A hawala angle has now emerged in the investigations into the Punjab and Maharashtra Cooperative (PMC) Bank loan case, with the Economic Offences Wing (EOW) probing large shareholding deposits made by a Dubai based investor.
The EOW is probing alleged misconduct on part of the PMC in granting massive loans to the Housing Development and Infrastruture Limited (HDIL) group, which caused losses to the tune of ₹4,335 crore to the bank. So far, HDIL promoters Rakesh and Sarang Wadhawan, former PMC MD Joy Thomas and ex-chairman Wariyam Singh have been arrested in the case.
Sources said the angle emerged while the bank’s balance sheets were being studied. It was observed that large amounts of money had been invested by a shareholder, identified so far only as Mehta, based in Dubai.

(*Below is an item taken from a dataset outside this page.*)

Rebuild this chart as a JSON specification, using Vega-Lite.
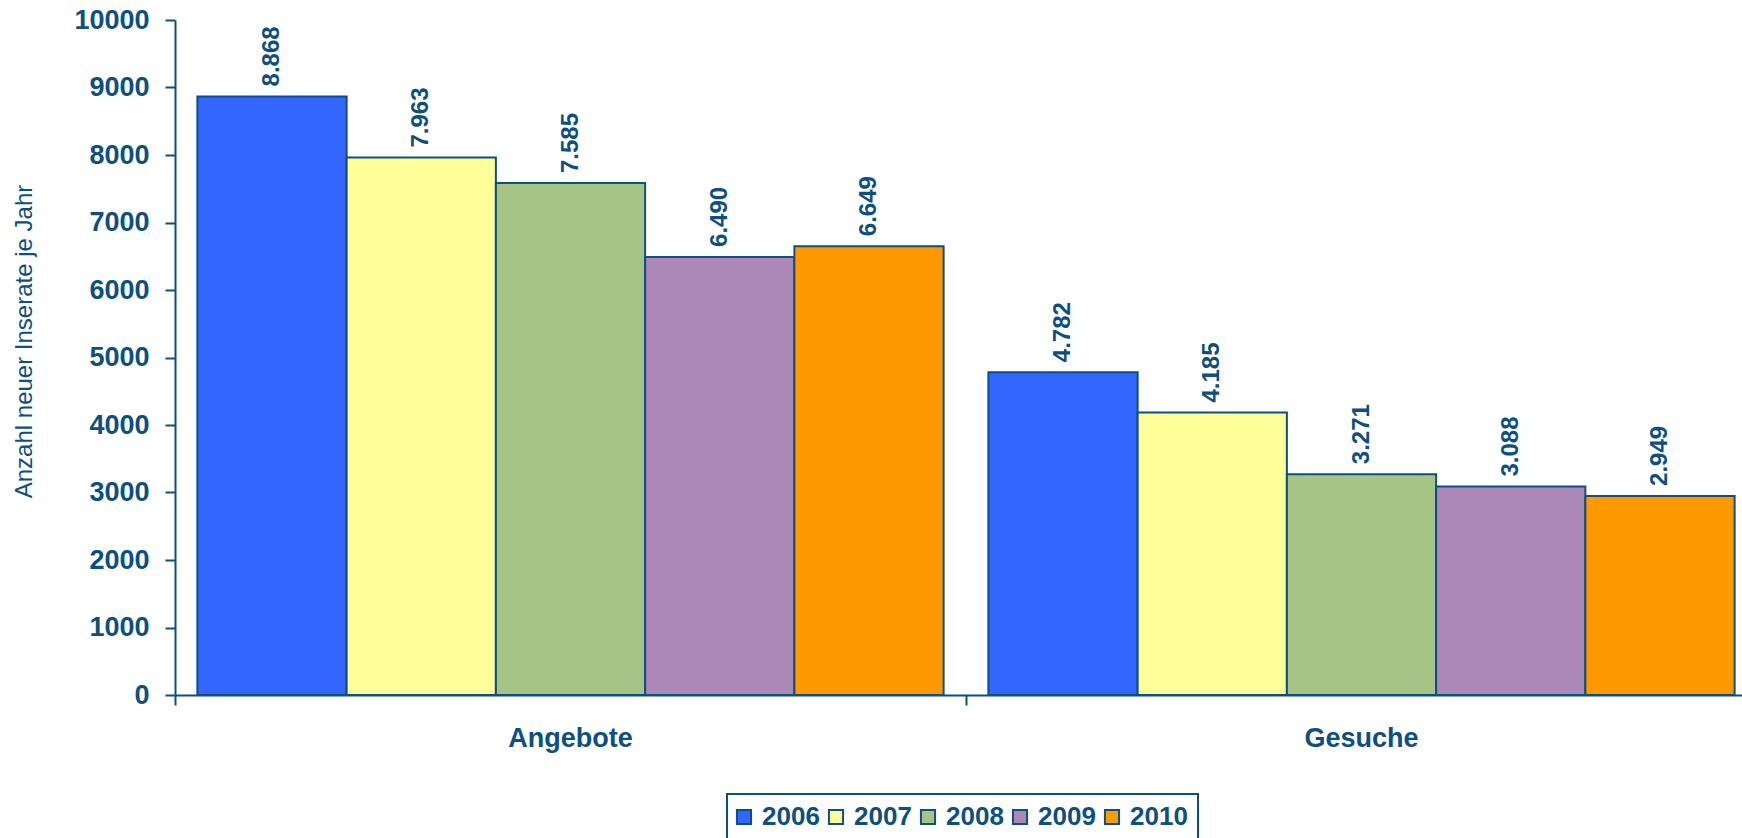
{
  "$schema": "https://vega.github.io/schema/vega-lite/v6.json",
  "width": 1567,
  "height": 675,
  "autosize": {"type": "none"},
  "padding": {"left": 175, "top": 20, "right": 0, "bottom": 143},
  "background": "white",
  "config": {
    "view": {"stroke": null},
    "font": "Liberation Sans"
  },
  "data": {
    "values": [
      {"Kategorie": "Angebote", "Jahr": "2006", "Anzahl": 8868},
      {"Kategorie": "Angebote", "Jahr": "2007", "Anzahl": 7963},
      {"Kategorie": "Angebote", "Jahr": "2008", "Anzahl": 7585},
      {"Kategorie": "Angebote", "Jahr": "2009", "Anzahl": 6490},
      {"Kategorie": "Angebote", "Jahr": "2010", "Anzahl": 6649},
      {"Kategorie": "Gesuche", "Jahr": "2006", "Anzahl": 4782},
      {"Kategorie": "Gesuche", "Jahr": "2007", "Anzahl": 4185},
      {"Kategorie": "Gesuche", "Jahr": "2008", "Anzahl": 3271},
      {"Kategorie": "Gesuche", "Jahr": "2009", "Anzahl": 3088},
      {"Kategorie": "Gesuche", "Jahr": "2010", "Anzahl": 2949}
    ]
  },
  "encoding": {
    "x": {
      "field": "Kategorie",
      "type": "nominal",
      "sort": ["Angebote", "Gesuche"],
      "scale": {"range": [0, 1582], "paddingInner": 0, "paddingOuter": 0},
      "axis": {
        "title": null,
        "labelAngle": 0,
        "bandPosition": 0,
        "labelFont": "Liberation Sans",
        "labelFontSize": 27,
        "labelFontWeight": "bold",
        "labelColor": "#0D4F80",
        "labelPadding": 20,
        "tickColor": "#0D4F80",
        "tickWidth": 2,
        "tickSize": 10,
        "domainColor": "#0D4F80",
        "domainWidth": 2
      }
    },
    "xOffset": {
      "field": "Jahr",
      "type": "nominal",
      "scale": {"range": [0, 791], "paddingInner": 0, "paddingOuter": 0.15}
    }
  },
  "layer": [
    {
      "mark": {"type": "bar", "stroke": "#0D4F80", "strokeWidth": 2},
      "encoding": {
        "y": {
          "field": "Anzahl",
          "type": "quantitative",
          "scale": {"domain": [0, 10000], "nice": false},
          "axis": {
            "title": "Anzahl neuer Inserate je Jahr",
            "titleFont": "Liberation Sans",
            "titleFontSize": 24,
            "titleFontWeight": "normal",
            "titleColor": "#0D4F80",
            "titlePadding": 37,
            "titleY": 321,
            "values": [0, 1000, 2000, 3000, 4000, 5000, 6000, 7000, 8000, 9000, 10000],
            "format": "d",
            "grid": false,
            "labelFont": "Liberation Sans",
            "labelFontSize": 27,
            "labelFontWeight": "bold",
            "labelColor": "#0D4F80",
            "labelPadding": 16,
            "tickColor": "#0D4F80",
            "tickWidth": 2,
            "tickSize": 10,
            "domainColor": "#0D4F80",
            "domainWidth": 2
          }
        },
        "color": {
          "field": "Jahr",
          "type": "nominal",
          "scale": {
            "domain": ["2006", "2007", "2008", "2009", "2010"],
            "range": ["#3366FF", "#FFFF99", "#A5C486", "#AC88B7", "#FF9900"]
          },
          "legend": {
            "title": null,
            "orient": "none",
            "direction": "horizontal",
            "legendX": 552,
            "legendY": 774,
            "symbolType": "square",
            "symbolSize": 200,
            "symbolOffset": -6,
            "symbolStrokeColor": "#0D4F80",
            "symbolStrokeWidth": 2,
            "labelFont": "Liberation Sans",
            "labelFontSize": 26,
            "labelFontWeight": "bold",
            "labelColor": "#0D4F80",
            "labelOffset": 5,
            "columnPadding": 4,
            "strokeColor": "#0D4F80",
            "padding": 10,
            "encode": {"legend": {"update": {"strokeWidth": {"value": 2}}}}
          }
        }
      }
    },
    {
      "mark": {
        "type": "text",
        "angle": 270,
        "align": "left",
        "baseline": "middle",
        "dx": 10,
        "font": "Liberation Sans",
        "fontWeight": "bold",
        "fontSize": 24,
        "color": "#0D4F80",
        "text": {"expr": "replace(format(datum.Anzahl, ','), ',', '.')"}
      },
      "encoding": {
        "y": {"field": "Anzahl", "type": "quantitative"}
      }
    }
  ]
}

“We pursued this and found facts to indicate that Mr. Thomas would debit money to HDIL’s holding accounts. He would then withdraw this money and send it through hawala channels to Dubai. The same money was deposited as shareholding in the bank from Dubai. We are finding out whether the number of shares owned by Mehta increased after 2008, which is when the fraud began,” an EOW officer said. Investigations have also indicated that Mr. Thomas was working hand-in-glove with the Wadhawans and was making every effort to shield HDIL’s financial troubles.
“Mr. Thomas never brought up the subject of HDIL during the bank’s board meetings to ensure that no questions were raised,” the officer said.